- [Task details]:
Restate, exactly and without pictures, the lines from the start of the listing below through the line holding "160000, 180000, 200000];".
-*-
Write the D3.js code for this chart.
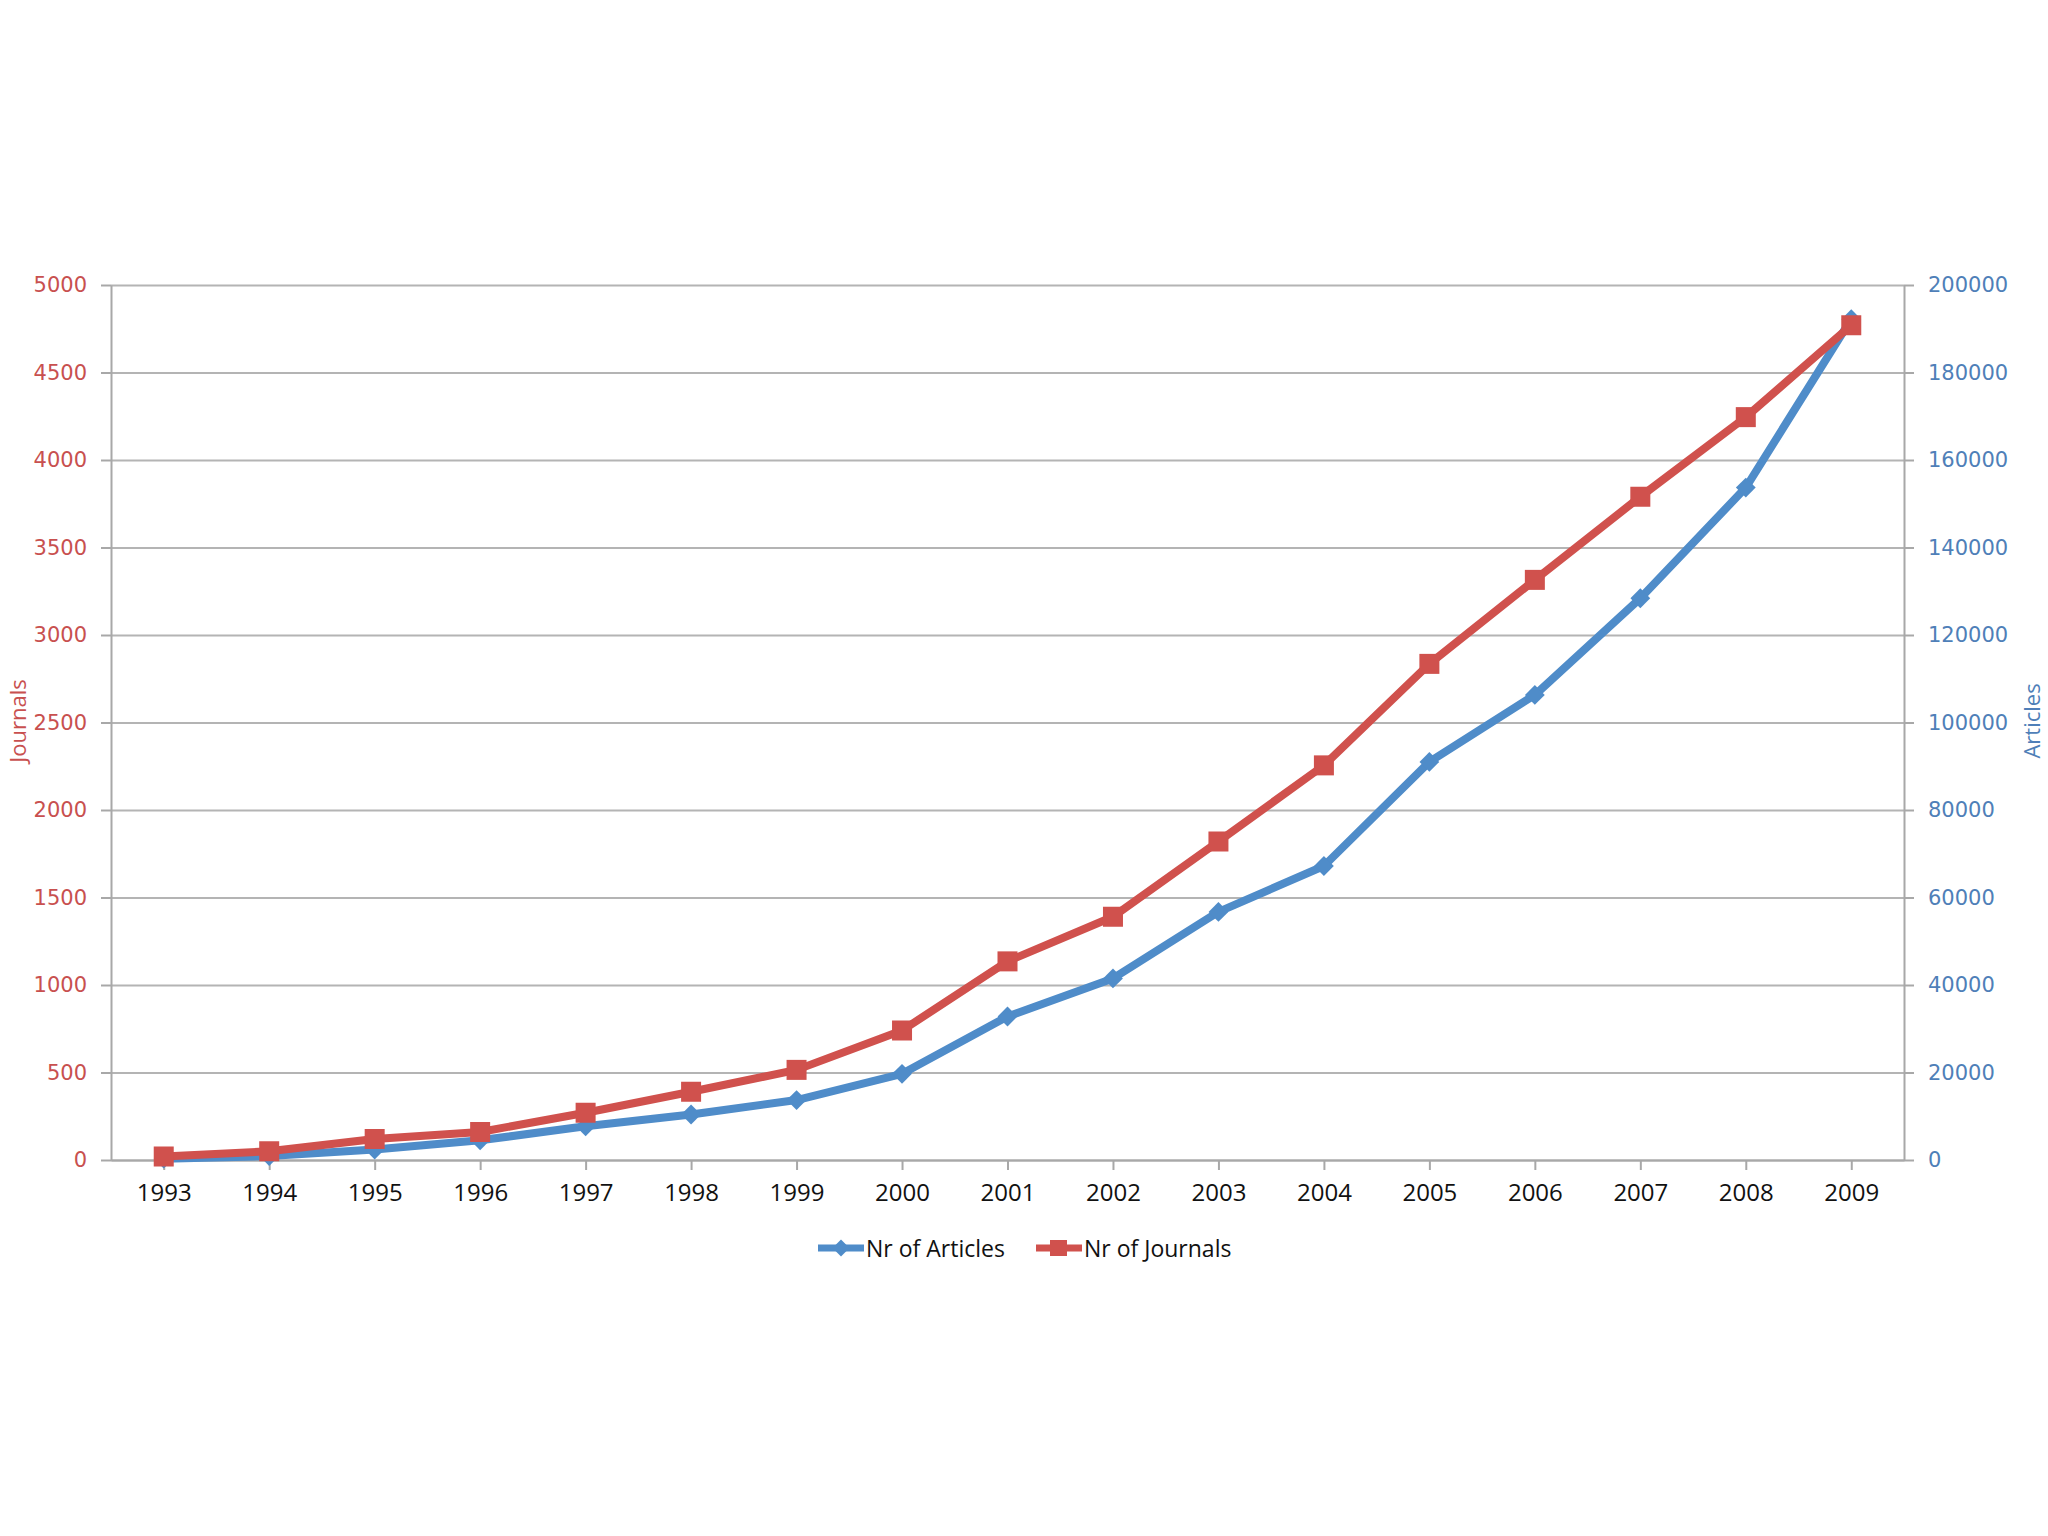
<!DOCTYPE html>
<html>
<head>
<meta charset="utf-8">
<script src="https://cdn.jsdelivr.net/npm/d3@7"></script>
<style>
  body { margin: 0; background: #fff; }
  svg { display: block; }
  .grid line { stroke: #b4b4b4; stroke-width: 2; }
  .grid path { display: none; }
  .axis path, .axis line { stroke: #a8a8a8; stroke-width: 2; }
</style>
</head>
<body>
<div class="graph-container"></div>
<script>
const years = ['1993', '1994', '1995', '1996', '1997', '1998', '1999', '2000', '2001',
               '2002', '2003', '2004', '2005', '2006', '2007', '2008', '2009'];
const journals = [20, 50, 120, 160, 270, 390, 515, 740, 1135, 1390, 1820, 2255,
                  2835, 3315, 3790, 4245, 4770];
const articles = [300, 900, 2400, 4500, 7700, 10400, 13700, 19700, 32800, 41500,
                  56700, 67200, 91000, 106300, 128400, 153700, 192200];
const journalTicks = [0, 500, 1000, 1500, 2000, 2500, 3000, 3500, 4000, 4500, 5000];
const articleTicks = [0, 20000, 40000, 60000, 80000, 100000, 120000, 140000, 160000, 180000, 200000];

const W = 2048, H = 1536;
const margin = {left: 111, right: 144, top: 285, bottom: 376};
const plotWidth = W - margin.left - margin.right;
const plotHeight = H - margin.top - margin.bottom;

const red = '#d0514d', blue = '#4f8cc9';
const redText = '#c8504f', blueText = '#4f7fb8';

const svg = d3.select('.graph-container').append('svg')
  .attr('width', W).attr('height', H);

const panel = svg.append('g')
  .attr('transform', `translate(${margin.left},${margin.top})`);

const x = d3.scalePoint().domain(years).range([0, plotWidth]).padding(0.5);
const yJ = d3.scaleLinear().domain([0, 5000]).range([plotHeight, 0]);
const yA = d3.scaleLinear().domain([0, 200000]).range([plotHeight, 0]);

// grid lines
panel.append('g').attr('class', 'grid')
  .call(d3.axisLeft(yJ).tickValues(journalTicks).tickSize(-plotWidth).tickFormat(''));

// left axis
const left = panel.append('g').attr('class', 'axis')
  .call(d3.axisLeft(yJ).tickValues(journalTicks).tickFormat(d3.format('d'))
    .tickSize(10).tickSizeOuter(0).tickPadding(14));
left.selectAll('text').attr('fill', redText)
  .style('font-family', '"DejaVu Sans", sans-serif').style('font-size', '21px');

// right axis
const right = panel.append('g').attr('class', 'axis')
  .attr('transform', `translate(${plotWidth},0)`)
  .call(d3.axisRight(yA).tickValues(articleTicks).tickFormat(d3.format('d'))
    .tickSize(10).tickSizeOuter(0).tickPadding(14));
right.selectAll('text').attr('fill', blueText)
  .style('font-family', '"DejaVu Sans", sans-serif').style('font-size', '21px');

// bottom axis
const bottom = panel.append('g').attr('class', 'axis')
  .attr('transform', `translate(0,${plotHeight})`)
  .call(d3.axisBottom(x).tickSize(10).tickSizeOuter(0).tickPadding(14));
bottom.selectAll('text').attr('fill', '#111')
  .style('font-family', '"Liberation Sans Narrow", "Open Sans", sans-serif').style('font-size', '24px');

// axis titles
svg.append('text')
  .attr('transform', `translate(26,721) rotate(-90)`)
  .attr('text-anchor', 'middle')
  .attr('fill', redText)
  .style('font-family', '"Liberation Sans Narrow", "Open Sans", sans-serif')
  .style('font-size', '22px')
  .text('Journals');

svg.append('text')
  .attr('transform', `translate(2040,721) rotate(-90)`)
  .attr('text-anchor', 'middle')
  .attr('fill', blueText)
  .style('font-family', '"Liberation Sans Narrow", "Open Sans", sans-serif')
  .style('font-size', '22px')
  .text('Articles');

// lines
const articleLine = d3.line().x((d, i) => x(years[i])).y(d => yA(d));
const journalLine = d3.line().x((d, i) => x(years[i])).y(d => yJ(d));

panel.append('path').datum(articles)
  .attr('d', articleLine).attr('fill', 'none')
  .attr('stroke', blue).attr('stroke-width', 8).attr('stroke-linejoin', 'round');

panel.selectAll('.diamond').data(articles).enter().append('path')
  .attr('class', 'diamond')
  .attr('transform', (d, i) => `translate(${x(years[i])},${yA(d)}) rotate(45)`)
  .attr('d', 'M-7,-7H7V7H-7Z')
  .attr('fill', blue);

panel.append('path').datum(journals)
  .attr('d', journalLine).attr('fill', 'none')
  .attr('stroke', red).attr('stroke-width', 8).attr('stroke-linejoin', 'round');

panel.selectAll('.square').data(journals).enter().append('rect')
  .attr('class', 'square')
  .attr('x', (d, i) => x(years[i]) - 10)
  .attr('y', d => yJ(d) - 10)
  .attr('width', 20).attr('height', 20)
  .attr('fill', red);

// legend
const legend = svg.append('g').attr('transform', 'translate(818,1248)');
const legendItems = [
  {name: 'Nr of Articles', color: blue, marker: 'diamond', dx: 0},
  {name: 'Nr of Journals', color: red, marker: 'square', dx: 218}
];
legendItems.forEach(item => {
  const g = legend.append('g').attr('transform', `translate(${item.dx},0)`);
  g.append('line').attr('x1', 0).attr('x2', 46).attr('y1', 0).attr('y2', 0)
    .attr('stroke', item.color).attr('stroke-width', 7);
  if (item.marker === 'diamond') {
    g.append('path').attr('transform', 'translate(23,0) rotate(45)')
      .attr('d', 'M-6,-6H6V6H-6Z').attr('fill', item.color);
  } else {
    g.append('rect').attr('x', 14).attr('y', -8).attr('width', 17).attr('height', 16)
      .attr('fill', item.color);
  }
  g.append('text').attr('x', 48).attr('y', 9)
    .attr('fill', '#111')
    .style('font-family', '"Open Sans", sans-serif').style('font-size', '23px')
    .text(item.name);
});
</script>
</body>
</html>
-*-
- [Answer to the task]:
Write the D3.js code for this chart.
<!DOCTYPE html>
<html>
<head>
<meta charset="utf-8">
<script src="https://cdn.jsdelivr.net/npm/d3@7"></script>
<style>
  body { margin: 0; background: #fff; }
  svg { display: block; }
  .grid line { stroke: #b4b4b4; stroke-width: 2; }
  .grid path { display: none; }
  .axis path, .axis line { stroke: #a8a8a8; stroke-width: 2; }
</style>
</head>
<body>
<div class="graph-container"></div>
<script>
const years = ['1993', '1994', '1995', '1996', '1997', '1998', '1999', '2000', '2001',
               '2002', '2003', '2004', '2005', '2006', '2007', '2008', '2009'];
const journals = [20, 50, 120, 160, 270, 390, 515, 740, 1135, 1390, 1820, 2255,
                  2835, 3315, 3790, 4245, 4770];
const articles = [300, 900, 2400, 4500, 7700, 10400, 13700, 19700, 32800, 41500,
                  56700, 67200, 91000, 106300, 128400, 153700, 192200];
const journalTicks = [0, 500, 1000, 1500, 2000, 2500, 3000, 3500, 4000, 4500, 5000];
const articleTicks = [0, 20000, 40000, 60000, 80000, 100000, 120000, 140000, 160000, 180000, 200000];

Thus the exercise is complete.